PROBLEM TO WORK ON: Retype only what runs from the beginning of the data through the line with "from matplotlib.lines import Line2D"; please omit the pictures and keep every line exact.

---------------

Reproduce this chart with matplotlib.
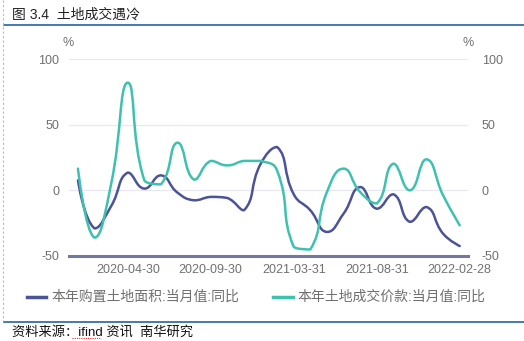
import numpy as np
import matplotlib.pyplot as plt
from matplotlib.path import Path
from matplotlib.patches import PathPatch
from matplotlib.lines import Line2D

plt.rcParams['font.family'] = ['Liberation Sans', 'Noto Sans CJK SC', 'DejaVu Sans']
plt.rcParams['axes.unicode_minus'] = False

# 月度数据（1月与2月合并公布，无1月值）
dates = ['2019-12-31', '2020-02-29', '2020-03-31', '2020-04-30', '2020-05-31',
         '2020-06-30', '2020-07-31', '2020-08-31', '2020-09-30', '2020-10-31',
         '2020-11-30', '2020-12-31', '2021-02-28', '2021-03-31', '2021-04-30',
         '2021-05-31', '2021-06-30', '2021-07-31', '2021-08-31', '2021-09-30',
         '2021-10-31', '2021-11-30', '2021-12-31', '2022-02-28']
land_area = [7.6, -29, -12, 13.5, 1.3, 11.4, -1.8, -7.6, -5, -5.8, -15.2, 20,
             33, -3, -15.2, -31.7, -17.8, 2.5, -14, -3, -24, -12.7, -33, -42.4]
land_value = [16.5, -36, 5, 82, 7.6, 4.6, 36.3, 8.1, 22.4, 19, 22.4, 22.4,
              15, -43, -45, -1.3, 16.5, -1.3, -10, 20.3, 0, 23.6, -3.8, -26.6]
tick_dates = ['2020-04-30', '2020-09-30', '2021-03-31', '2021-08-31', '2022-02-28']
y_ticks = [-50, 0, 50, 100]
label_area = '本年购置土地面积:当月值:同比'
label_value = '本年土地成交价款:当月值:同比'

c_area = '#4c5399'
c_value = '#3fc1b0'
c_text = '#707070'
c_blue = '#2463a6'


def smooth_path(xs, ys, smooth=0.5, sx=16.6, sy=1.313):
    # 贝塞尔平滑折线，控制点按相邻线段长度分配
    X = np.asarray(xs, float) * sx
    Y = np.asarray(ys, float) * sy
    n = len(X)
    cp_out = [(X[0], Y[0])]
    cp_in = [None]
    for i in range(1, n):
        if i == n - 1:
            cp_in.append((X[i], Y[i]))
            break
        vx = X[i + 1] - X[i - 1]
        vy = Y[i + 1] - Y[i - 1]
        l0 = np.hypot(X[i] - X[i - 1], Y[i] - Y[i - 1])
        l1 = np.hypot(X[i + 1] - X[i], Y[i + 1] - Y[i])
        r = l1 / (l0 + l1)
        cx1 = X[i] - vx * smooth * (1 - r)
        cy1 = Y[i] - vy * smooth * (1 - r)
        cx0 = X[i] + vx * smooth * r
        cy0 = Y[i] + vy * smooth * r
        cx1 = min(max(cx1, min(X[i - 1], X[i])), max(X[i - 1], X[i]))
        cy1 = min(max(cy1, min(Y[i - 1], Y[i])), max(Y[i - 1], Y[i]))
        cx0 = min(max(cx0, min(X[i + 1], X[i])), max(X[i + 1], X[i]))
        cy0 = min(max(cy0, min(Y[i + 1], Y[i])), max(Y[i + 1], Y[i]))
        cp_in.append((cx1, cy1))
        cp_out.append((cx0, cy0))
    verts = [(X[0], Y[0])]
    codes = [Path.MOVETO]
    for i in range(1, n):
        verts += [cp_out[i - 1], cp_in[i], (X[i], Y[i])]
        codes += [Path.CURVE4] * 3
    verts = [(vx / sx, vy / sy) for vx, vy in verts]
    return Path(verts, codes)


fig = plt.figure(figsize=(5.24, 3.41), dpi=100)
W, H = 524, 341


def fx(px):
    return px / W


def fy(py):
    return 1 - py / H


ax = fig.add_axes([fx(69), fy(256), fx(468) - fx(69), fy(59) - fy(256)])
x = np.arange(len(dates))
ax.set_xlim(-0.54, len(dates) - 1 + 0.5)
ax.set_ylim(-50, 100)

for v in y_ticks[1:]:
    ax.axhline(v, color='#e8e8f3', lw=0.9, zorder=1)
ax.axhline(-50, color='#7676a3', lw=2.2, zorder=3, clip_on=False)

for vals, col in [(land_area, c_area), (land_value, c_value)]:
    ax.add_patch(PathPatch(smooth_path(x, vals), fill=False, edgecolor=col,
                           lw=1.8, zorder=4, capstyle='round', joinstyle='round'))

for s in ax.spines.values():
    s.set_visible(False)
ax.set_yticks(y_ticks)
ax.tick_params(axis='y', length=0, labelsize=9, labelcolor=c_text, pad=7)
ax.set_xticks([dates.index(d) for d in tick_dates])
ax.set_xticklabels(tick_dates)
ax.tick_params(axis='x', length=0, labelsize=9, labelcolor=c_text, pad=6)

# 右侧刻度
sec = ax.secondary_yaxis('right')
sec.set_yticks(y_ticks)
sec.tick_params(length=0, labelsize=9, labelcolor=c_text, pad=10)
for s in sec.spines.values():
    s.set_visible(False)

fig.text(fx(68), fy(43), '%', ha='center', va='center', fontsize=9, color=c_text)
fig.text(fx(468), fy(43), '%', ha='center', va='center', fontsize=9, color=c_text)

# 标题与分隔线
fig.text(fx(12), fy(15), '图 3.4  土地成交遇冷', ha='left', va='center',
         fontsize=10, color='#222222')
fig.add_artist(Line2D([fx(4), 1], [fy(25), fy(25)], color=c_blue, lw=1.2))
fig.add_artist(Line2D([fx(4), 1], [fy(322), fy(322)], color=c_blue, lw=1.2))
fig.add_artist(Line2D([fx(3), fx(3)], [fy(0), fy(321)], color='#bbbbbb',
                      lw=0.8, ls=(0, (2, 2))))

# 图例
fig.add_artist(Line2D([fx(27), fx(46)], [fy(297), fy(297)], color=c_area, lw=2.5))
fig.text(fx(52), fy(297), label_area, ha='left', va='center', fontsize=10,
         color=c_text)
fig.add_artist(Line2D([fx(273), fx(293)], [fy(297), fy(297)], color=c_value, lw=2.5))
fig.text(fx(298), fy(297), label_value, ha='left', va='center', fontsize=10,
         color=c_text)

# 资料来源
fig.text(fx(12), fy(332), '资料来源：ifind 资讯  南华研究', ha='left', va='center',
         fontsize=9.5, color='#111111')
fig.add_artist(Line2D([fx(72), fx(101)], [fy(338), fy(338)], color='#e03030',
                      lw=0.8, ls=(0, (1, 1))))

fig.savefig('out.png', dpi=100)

---------------

IN RESPONSE:
Reproduce this chart with matplotlib.
import numpy as np
import matplotlib.pyplot as plt
from matplotlib.path import Path
from matplotlib.patches import PathPatch
from matplotlib.lines import Line2D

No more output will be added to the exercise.